Once More unto the Garret
- CD: Herbert von Karajan/Mirella Freni and Luciano Pavarotti: Puccini: La Boheme
- DVD: The Original Three Tenors Concert
Autumn is bittersweet, forever associated with both new prospects -- the beginning of the school year, opera season -- and with reminders of the brevity of life. I had some sense of both beauty and loss on Sunday as I joined the peaceful army of marchers on the annual Unity Walk, an interfaith commemoration of 9/11 and a call to community. The participants progressed from the Washington Hebrew Congregation to the National Cathedral, past other houses of worship, on to the Islamic Center, and finally to the statue of Gandhi on Massachusetts Avenue. Along the way there was music and conversation, sometimes silence, and always someone ready to welcome us with bottles of water or other refreshment.
It seemed there was a similarly peaceful though not understated exodus to the cathedral in Modena, Italy, on Saturday as the world bid a formal goodbye to tenor Luciano Pavarotti. I found it strange to see footage of U2's Bono and former secretary-general of the United Nation Kofi Annan arriving at the funeral, but I had forgotten Pavarotti's various public service efforts, notably concerts to raise money for refugees. How could the world's most famous tenor not lend his voice to a good cause?
But if we can make the case for various rival tenors (and their careers), there is no arguing with the natural beauty of Pavarotti's voice and what that meant to the world of classical music.
Somewhere in my packrat existence I had a program from Lincoln Center, a souvenir of childhood, likely from one of those matinées where I saw my first operas. Among the articles about current productions and singers was a brief reference to a promising tenor named Luciano Pavarotti -- a respectable evaluation, as I recall, not an ecstatic one.
The program is long gone, but you still have your pick of recordings to prove to yourself just how wonderful Pavarotti sounded in his prime. And among the obvious choices is Herbert von Karajan's classic recording of Puccini's La Boheme, featuring Mirella Freni and Luciano Pavarotti in an artistically and emotionally satisfying pairing. The curmudgeons among us will complain that these voices sound too rich and healthy to belong to, respectively, a consumptive seamstress and a starving poet. But this is opera, people, where singers sound gorgeous no matter what dreadful things happen to them.
This is one of Pavarotti's great recordings, well worth a place in your collection. That distinctive voice is youthful and ardent, and the duets with Freni have an ineffable loveliness. There's also a good sense of atmosphere, which provides immediacy to the whole recording, and there's great work from the whole ensemble.
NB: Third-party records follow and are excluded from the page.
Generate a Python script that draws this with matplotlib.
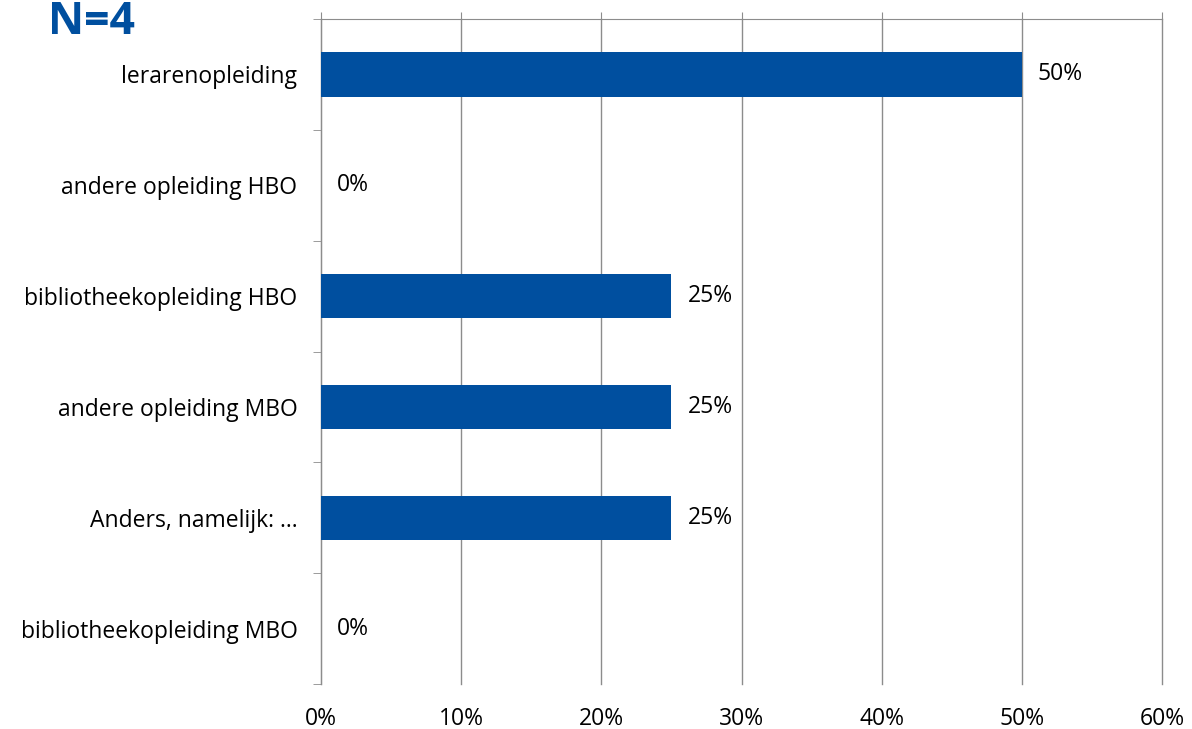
import matplotlib.pyplot as plt
import numpy as np

categories = ['lerarenopleiding', 'andere opleiding HBO', 'bibliotheekopleiding HBO',
              'andere opleiding MBO', 'Anders, namelijk: ...', 'bibliotheekopleiding MBO']
values = [50, 0, 25, 25, 25, 0]
xticks = [0, 10, 20, 30, 40, 50, 60]

plt.rcParams['font.family'] = ['Open Sans', 'DejaVu Sans']

fig = plt.figure(figsize=(11.92, 7.29), dpi=100)
ax = fig.add_axes([321 / 1192, 1 - 684 / 729, (1162 - 321) / 1192, (684 - 19) / 729])

y = np.arange(len(categories))
ax.barh(y, values, height=0.4, color='#004f9f', zorder=3)
for yi, v in zip(y, values):
    ax.annotate(f'{v}%', (v, yi), xytext=(11.5, 0), textcoords='offset points',
                va='center', ha='left', fontsize=16.5, color='#000000')

ax.set_xlim(0, 60)
ax.set_ylim(len(categories) - 0.5, -0.5)
ax.set_xticks(xticks)
ax.set_xticklabels([f'{t}%' for t in xticks], fontsize=16.5)
ax.set_yticks(y)
ax.set_yticklabels(categories, fontsize=16.5)
ax.set_yticks(np.arange(len(categories) + 1) - 0.5, minor=True)

ax.grid(axis='x', color='#8c8c8c', linewidth=1, zorder=0)
for gl in ax.xaxis.get_gridlines():
    gl.set_clip_on(False)
for s in ['right', 'bottom']:
    ax.spines[s].set_visible(False)
ax.spines['top'].set_color('#8c8c8c')
ax.spines['left'].set_color('#8c8c8c')

ax.tick_params(axis='x', which='major', bottom=False, top=True, labelbottom=True,
               labeltop=False, length=5, color='#8c8c8c', direction='out', pad=11.5)
ax.tick_params(axis='y', which='major', length=0, pad=17)
ax.tick_params(axis='y', which='minor', length=6, color='#8c8c8c')

fig.text(48 / 1192, 1 - 34 / 729, 'N=4', fontsize=32, fontweight='bold',
         color='#004f9f', ha='left', va='baseline')

fig.savefig('out.png', dpi=100)
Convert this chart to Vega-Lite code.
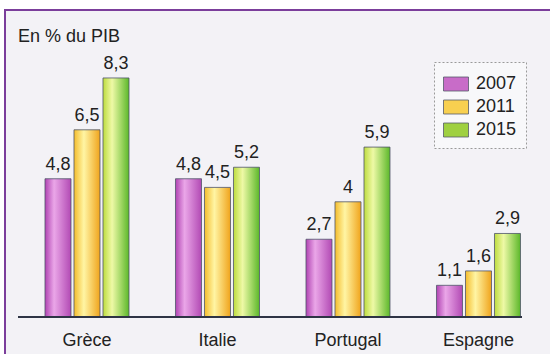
{
  "$schema": "https://vega.github.io/schema/vega-lite/v6.json",
  "width": 550,
  "height": 347,
  "autosize": "none",
  "padding": {"left": 5, "top": 10, "right": -5, "bottom": -3},
  "background": "#ffffff",
  "title": {
    "text": "En % du PIB",
    "anchor": "start",
    "frame": "group",
    "offset": -50,
    "dx": 13,
    "baseline": "alphabetic",
    "font": "Liberation Sans",
    "fontSize": 18,
    "fontWeight": "normal",
    "color": "#222222"
  },
  "data": {
    "values": [
      {"pays": "Grèce", "annee": "2007", "valeur": 4.8},
      {"pays": "Grèce", "annee": "2011", "valeur": 6.5},
      {"pays": "Grèce", "annee": "2015", "valeur": 8.3},
      {"pays": "Italie", "annee": "2007", "valeur": 4.8},
      {"pays": "Italie", "annee": "2011", "valeur": 4.5},
      {"pays": "Italie", "annee": "2015", "valeur": 5.2},
      {"pays": "Portugal", "annee": "2007", "valeur": 2.7},
      {"pays": "Portugal", "annee": "2011", "valeur": 4},
      {"pays": "Portugal", "annee": "2015", "valeur": 5.9},
      {"pays": "Espagne", "annee": "2007", "valeur": 1.1},
      {"pays": "Espagne", "annee": "2011", "valeur": 1.6},
      {"pays": "Espagne", "annee": "2015", "valeur": 2.9}
    ]
  },
  "layer": [
    {
      "mark": {"type": "bar", "stroke": "#4e5468", "strokeWidth": 0.8},
      "encoding": {
        "x": {
          "field": "pays",
          "type": "nominal",
          "sort": null,
          "scale": {
            "domain": ["Grèce", "Italie", "Portugal", "Espagne"],
            "paddingInner": 0,
            "paddingOuter": 0.1073,
            "align": 0.598
          },
          "axis": {
            "orient": "bottom",
            "offset": -40,
            "domain": false,
            "ticks": false,
            "tickSize": 0,
            "labelPadding": 28,
            "labelBaseline": "alphabetic",
            "labelAngle": 0,
            "labelFont": "Liberation Sans",
            "labelFontSize": 18,
            "labelColor": "#222222",
            "grid": false,
            "title": null
          }
        },
        "xOffset": {
          "field": "annee",
          "type": "nominal",
          "scale": {"paddingInner": 0.1034, "paddingOuter": 0.8017}
        },
        "y": {
          "field": "valeur",
          "type": "quantitative",
          "scale": {"domain": [-1.389, 10.66], "zero": false, "nice": false},
          "axis": null
        },
        "y2": {"datum": 0},
        "color": {
          "field": "annee",
          "type": "nominal",
          "scale": {
            "domain": ["2007", "2011", "2015"],
            "range": ["#c86cc8", "#f8d050", "#9fd040"]
          },
          "condition": [
            {"test": "datum.annee === '2007'",
             "value": {"gradient": "linear", "x1": 0, "y1": 0, "x2": 1, "y2": 0,
               "stops": [{"offset": 0, "color": "#b043b2"}, {"offset": 0.35, "color": "#eaa6e8"}, {"offset": 1, "color": "#b24ab4"}]}},
            {"test": "datum.annee === '2011'",
             "value": {"gradient": "linear", "x1": 0, "y1": 0, "x2": 1, "y2": 0,
               "stops": [{"offset": 0, "color": "#f4bc2c"}, {"offset": 0.38, "color": "#fff5a4"}, {"offset": 1, "color": "#f0a41c"}]}},
            {"test": "datum.annee === '2015'",
             "value": {"gradient": "linear", "x1": 0, "y1": 0, "x2": 1, "y2": 0,
               "stops": [{"offset": 0, "color": "#bddc3e"}, {"offset": 0.35, "color": "#eef9a6"}, {"offset": 1, "color": "#5cb82a"}]}}
          ],
          "legend": {"title": null}
        }
      }
    },
    {
      "mark": {
        "type": "text",
        "dy": -9,
        "baseline": "alphabetic",
        "font": "Liberation Sans",
        "fontSize": 18,
        "color": "#222222"
      },
      "encoding": {
        "x": {"field": "pays", "type": "nominal", "sort": null, "axis": null},
        "xOffset": {"field": "annee", "type": "nominal"},
        "y": {"field": "valeur", "type": "quantitative", "axis": null},
        "text": {"field": "valeur", "type": "quantitative", "format": "~g"}
      }
    },
    {
      "mark": {"type": "rule", "color": "#2f3446", "strokeWidth": 1.5},
      "encoding": {
        "x": {"datum": "Grèce", "type": "nominal", "bandPosition": -0.0287, "axis": null},
        "x2": {"datum": "Espagne", "bandPosition": 0.8333},
        "y": {"datum": 0, "type": "quantitative", "axis": null}
      }
    }
  ],
  "resolve": {"axis": {"x": "independent"}},
  "config": {
    "view": {"stroke": "#7b3e9b", "strokeWidth": 2, "fill": "#f3f2f6"},
    "locale": {
      "number": {"decimal": ",", "thousands": " ", "grouping": [3], "currency": ["", " €"]}
    },
    "legend": {
      "orient": "none",
      "legendX": 429,
      "legendY": 52,
      "padding": 9,
      "rowPadding": 1,
      "fillColor": "#f8f8fa",
      "strokeColor": "#9a9a9a",
      "strokeDash": [2, 2],
      "symbolType": "M-1,-0.56H1V0.56H-1Z",
      "symbolSize": 625,
      "symbolStrokeColor": "#555a6a",
      "symbolStrokeWidth": 0.8,
      "labelFont": "Liberation Sans",
      "labelFontSize": 18,
      "labelColor": "#222222",
      "labelOffset": 7
    }
  }
}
If you are looking for the Pavarotti of the popular imagination, mixing up classical and popular material, preferably with those two other guys, remember that the 1990 Three Tenors concert has now been reissued on DVD, this time packaged as a special deluxe edition called The Original Three Tenors Concert. There are almost 90 minutes of solos, trios, and rivalries from Pavarotti, Placido Domingo, and Jose Carreras, with conductor Zubin Mehta keeping an eye on the lot of them, and on top of that there's a documentary film, The Impossible Dream, karaoke(!), and other features. Who knows? Maybe it'll inspire the budding opera star at your house.